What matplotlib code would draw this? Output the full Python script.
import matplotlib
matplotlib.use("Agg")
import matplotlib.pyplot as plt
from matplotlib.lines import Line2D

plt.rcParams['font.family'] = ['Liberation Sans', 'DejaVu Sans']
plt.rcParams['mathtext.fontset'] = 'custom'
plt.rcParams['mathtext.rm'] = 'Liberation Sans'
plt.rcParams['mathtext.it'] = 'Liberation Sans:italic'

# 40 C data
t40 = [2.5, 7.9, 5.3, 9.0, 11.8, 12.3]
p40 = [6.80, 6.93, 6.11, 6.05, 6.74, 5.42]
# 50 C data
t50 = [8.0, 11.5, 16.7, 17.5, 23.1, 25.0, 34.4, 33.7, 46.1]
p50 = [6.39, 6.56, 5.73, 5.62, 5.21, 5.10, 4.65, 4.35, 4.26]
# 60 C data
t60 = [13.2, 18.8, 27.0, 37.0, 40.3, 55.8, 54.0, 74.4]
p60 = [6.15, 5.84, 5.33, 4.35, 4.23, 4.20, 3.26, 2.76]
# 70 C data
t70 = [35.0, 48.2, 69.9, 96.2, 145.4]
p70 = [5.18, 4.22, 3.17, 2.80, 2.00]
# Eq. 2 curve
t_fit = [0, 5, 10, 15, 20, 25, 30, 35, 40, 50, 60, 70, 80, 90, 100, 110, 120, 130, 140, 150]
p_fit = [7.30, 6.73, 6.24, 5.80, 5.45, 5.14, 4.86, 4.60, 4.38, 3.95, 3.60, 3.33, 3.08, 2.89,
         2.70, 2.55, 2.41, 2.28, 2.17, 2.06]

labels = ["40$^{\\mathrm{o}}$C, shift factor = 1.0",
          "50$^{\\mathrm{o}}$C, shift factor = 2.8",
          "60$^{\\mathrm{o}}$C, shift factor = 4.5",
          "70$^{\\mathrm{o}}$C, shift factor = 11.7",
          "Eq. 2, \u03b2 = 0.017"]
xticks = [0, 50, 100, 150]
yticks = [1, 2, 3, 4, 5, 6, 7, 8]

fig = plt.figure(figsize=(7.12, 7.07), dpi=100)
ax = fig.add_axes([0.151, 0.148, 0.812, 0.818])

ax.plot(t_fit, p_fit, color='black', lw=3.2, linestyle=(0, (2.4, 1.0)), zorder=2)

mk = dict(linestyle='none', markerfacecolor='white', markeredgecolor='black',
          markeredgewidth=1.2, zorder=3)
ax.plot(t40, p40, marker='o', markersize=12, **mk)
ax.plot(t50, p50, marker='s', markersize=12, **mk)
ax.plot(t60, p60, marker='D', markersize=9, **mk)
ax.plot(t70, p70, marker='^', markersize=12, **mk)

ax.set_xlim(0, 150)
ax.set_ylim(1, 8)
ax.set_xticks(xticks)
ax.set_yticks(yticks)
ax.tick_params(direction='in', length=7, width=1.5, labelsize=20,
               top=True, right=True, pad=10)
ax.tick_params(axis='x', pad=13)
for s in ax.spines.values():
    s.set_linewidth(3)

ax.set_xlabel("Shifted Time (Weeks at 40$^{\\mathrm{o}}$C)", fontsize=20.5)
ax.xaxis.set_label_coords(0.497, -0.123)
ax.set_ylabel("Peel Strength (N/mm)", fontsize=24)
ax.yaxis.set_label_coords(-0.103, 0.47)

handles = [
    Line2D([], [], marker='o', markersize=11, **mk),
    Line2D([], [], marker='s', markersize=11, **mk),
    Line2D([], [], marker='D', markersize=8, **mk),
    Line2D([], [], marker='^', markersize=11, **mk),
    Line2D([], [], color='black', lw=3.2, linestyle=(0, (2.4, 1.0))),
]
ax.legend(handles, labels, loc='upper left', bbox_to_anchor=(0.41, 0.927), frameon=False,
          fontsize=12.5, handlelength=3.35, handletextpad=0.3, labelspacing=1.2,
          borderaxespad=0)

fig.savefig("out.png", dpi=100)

^^^^

Problem: Restate the whole of the material exactly.

Expected answer:
What matplotlib code would draw this? Output the full Python script.
import matplotlib
matplotlib.use("Agg")
import matplotlib.pyplot as plt
from matplotlib.lines import Line2D

plt.rcParams['font.family'] = ['Liberation Sans', 'DejaVu Sans']
plt.rcParams['mathtext.fontset'] = 'custom'
plt.rcParams['mathtext.rm'] = 'Liberation Sans'
plt.rcParams['mathtext.it'] = 'Liberation Sans:italic'

# 40 C data
t40 = [2.5, 7.9, 5.3, 9.0, 11.8, 12.3]
p40 = [6.80, 6.93, 6.11, 6.05, 6.74, 5.42]
# 50 C data
t50 = [8.0, 11.5, 16.7, 17.5, 23.1, 25.0, 34.4, 33.7, 46.1]
p50 = [6.39, 6.56, 5.73, 5.62, 5.21, 5.10, 4.65, 4.35, 4.26]
# 60 C data
t60 = [13.2, 18.8, 27.0, 37.0, 40.3, 55.8, 54.0, 74.4]
p60 = [6.15, 5.84, 5.33, 4.35, 4.23, 4.20, 3.26, 2.76]
# 70 C data
t70 = [35.0, 48.2, 69.9, 96.2, 145.4]
p70 = [5.18, 4.22, 3.17, 2.80, 2.00]
# Eq. 2 curve
t_fit = [0, 5, 10, 15, 20, 25, 30, 35, 40, 50, 60, 70, 80, 90, 100, 110, 120, 130, 140, 150]
p_fit = [7.30, 6.73, 6.24, 5.80, 5.45, 5.14, 4.86, 4.60, 4.38, 3.95, 3.60, 3.33, 3.08, 2.89,
         2.70, 2.55, 2.41, 2.28, 2.17, 2.06]

labels = ["40$^{\\mathrm{o}}$C, shift factor = 1.0",
          "50$^{\\mathrm{o}}$C, shift factor = 2.8",
          "60$^{\\mathrm{o}}$C, shift factor = 4.5",
          "70$^{\\mathrm{o}}$C, shift factor = 11.7",
          "Eq. 2, \u03b2 = 0.017"]
xticks = [0, 50, 100, 150]
yticks = [1, 2, 3, 4, 5, 6, 7, 8]

fig = plt.figure(figsize=(7.12, 7.07), dpi=100)
ax = fig.add_axes([0.151, 0.148, 0.812, 0.818])

ax.plot(t_fit, p_fit, color='black', lw=3.2, linestyle=(0, (2.4, 1.0)), zorder=2)

mk = dict(linestyle='none', markerfacecolor='white', markeredgecolor='black',
          markeredgewidth=1.2, zorder=3)
ax.plot(t40, p40, marker='o', markersize=12, **mk)
ax.plot(t50, p50, marker='s', markersize=12, **mk)
ax.plot(t60, p60, marker='D', markersize=9, **mk)
ax.plot(t70, p70, marker='^', markersize=12, **mk)

ax.set_xlim(0, 150)
ax.set_ylim(1, 8)
ax.set_xticks(xticks)
ax.set_yticks(yticks)
ax.tick_params(direction='in', length=7, width=1.5, labelsize=20,
               top=True, right=True, pad=10)
ax.tick_params(axis='x', pad=13)
for s in ax.spines.values():
    s.set_linewidth(3)

ax.set_xlabel("Shifted Time (Weeks at 40$^{\\mathrm{o}}$C)", fontsize=20.5)
ax.xaxis.set_label_coords(0.497, -0.123)
ax.set_ylabel("Peel Strength (N/mm)", fontsize=24)
ax.yaxis.set_label_coords(-0.103, 0.47)

handles = [
    Line2D([], [], marker='o', markersize=11, **mk),
    Line2D([], [], marker='s', markersize=11, **mk),
    Line2D([], [], marker='D', markersize=8, **mk),
    Line2D([], [], marker='^', markersize=11, **mk),
    Line2D([], [], color='black', lw=3.2, linestyle=(0, (2.4, 1.0))),
]
ax.legend(handles, labels, loc='upper left', bbox_to_anchor=(0.41, 0.927), frameon=False,
          fontsize=12.5, handlelength=3.35, handletextpad=0.3, labelspacing=1.2,
          borderaxespad=0)

fig.savefig("out.png", dpi=100)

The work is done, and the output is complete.